GIVEN REQUEST: Repeat, exactly and only, the lines from the beginning of the data through the line with "import pandas as pd". Pictures are left out.

RECORDED INFORMATION:
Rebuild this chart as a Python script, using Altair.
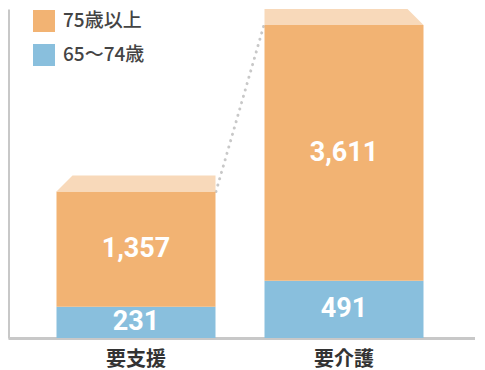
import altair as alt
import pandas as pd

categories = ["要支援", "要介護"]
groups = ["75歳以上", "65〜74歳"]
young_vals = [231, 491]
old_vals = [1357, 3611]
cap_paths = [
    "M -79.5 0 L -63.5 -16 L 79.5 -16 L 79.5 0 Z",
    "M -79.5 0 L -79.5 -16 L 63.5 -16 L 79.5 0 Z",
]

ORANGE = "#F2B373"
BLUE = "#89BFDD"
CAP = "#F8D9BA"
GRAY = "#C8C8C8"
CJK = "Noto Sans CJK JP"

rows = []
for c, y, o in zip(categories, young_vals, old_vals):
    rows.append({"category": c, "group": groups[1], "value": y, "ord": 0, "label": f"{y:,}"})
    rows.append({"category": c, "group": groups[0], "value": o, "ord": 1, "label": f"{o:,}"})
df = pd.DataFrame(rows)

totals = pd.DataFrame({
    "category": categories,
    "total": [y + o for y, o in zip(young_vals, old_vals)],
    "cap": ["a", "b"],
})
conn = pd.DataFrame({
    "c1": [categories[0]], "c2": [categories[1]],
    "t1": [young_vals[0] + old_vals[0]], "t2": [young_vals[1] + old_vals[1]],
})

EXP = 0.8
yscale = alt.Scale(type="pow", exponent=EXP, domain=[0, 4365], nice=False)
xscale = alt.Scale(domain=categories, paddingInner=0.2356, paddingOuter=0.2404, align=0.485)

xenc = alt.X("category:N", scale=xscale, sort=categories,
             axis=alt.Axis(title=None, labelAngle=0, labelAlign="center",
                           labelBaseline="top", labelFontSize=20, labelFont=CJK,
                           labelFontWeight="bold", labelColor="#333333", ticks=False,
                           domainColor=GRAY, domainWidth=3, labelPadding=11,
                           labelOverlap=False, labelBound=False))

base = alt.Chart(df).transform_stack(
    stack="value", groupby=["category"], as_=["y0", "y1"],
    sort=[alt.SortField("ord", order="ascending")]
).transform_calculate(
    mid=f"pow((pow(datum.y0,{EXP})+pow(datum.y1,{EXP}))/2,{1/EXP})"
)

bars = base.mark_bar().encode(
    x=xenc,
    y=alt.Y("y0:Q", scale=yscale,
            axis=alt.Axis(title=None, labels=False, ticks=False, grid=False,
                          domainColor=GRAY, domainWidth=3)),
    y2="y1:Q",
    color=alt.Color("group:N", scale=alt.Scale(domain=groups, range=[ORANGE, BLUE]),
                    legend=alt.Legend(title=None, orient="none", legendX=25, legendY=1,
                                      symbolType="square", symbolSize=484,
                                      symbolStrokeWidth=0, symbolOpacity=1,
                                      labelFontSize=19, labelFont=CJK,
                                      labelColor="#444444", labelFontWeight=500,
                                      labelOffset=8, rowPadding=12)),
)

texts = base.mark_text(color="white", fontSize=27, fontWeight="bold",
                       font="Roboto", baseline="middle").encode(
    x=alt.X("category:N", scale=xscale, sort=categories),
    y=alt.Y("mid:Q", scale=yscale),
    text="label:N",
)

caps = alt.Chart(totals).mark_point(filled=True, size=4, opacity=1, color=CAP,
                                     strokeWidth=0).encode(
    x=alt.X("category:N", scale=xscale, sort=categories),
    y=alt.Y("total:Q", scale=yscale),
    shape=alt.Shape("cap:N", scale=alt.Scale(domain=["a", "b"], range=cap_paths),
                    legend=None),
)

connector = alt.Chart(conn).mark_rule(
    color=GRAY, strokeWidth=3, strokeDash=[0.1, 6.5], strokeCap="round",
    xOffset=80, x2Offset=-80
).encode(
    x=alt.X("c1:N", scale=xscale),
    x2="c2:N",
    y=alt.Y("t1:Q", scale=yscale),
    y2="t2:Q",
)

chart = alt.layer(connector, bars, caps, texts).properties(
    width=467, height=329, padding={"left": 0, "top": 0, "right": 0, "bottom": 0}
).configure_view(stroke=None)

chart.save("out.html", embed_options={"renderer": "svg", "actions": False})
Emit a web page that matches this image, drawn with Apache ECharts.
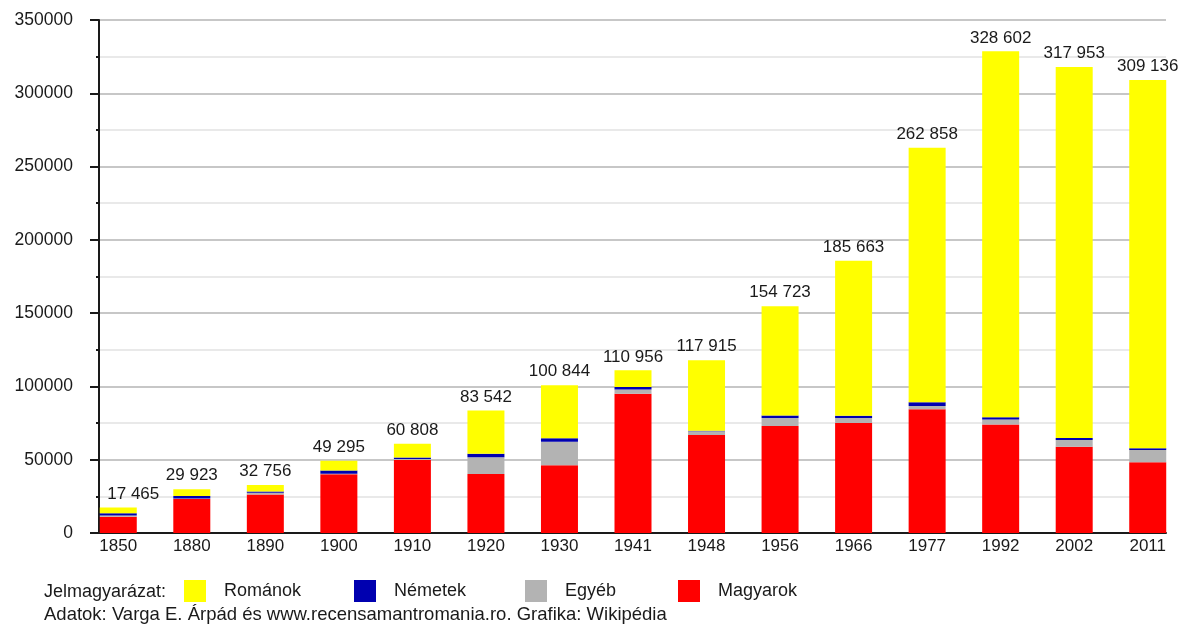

WORKED ANSWER:
Rebuild this chart as a Python script, using Altair.
import altair as alt
import pandas as pd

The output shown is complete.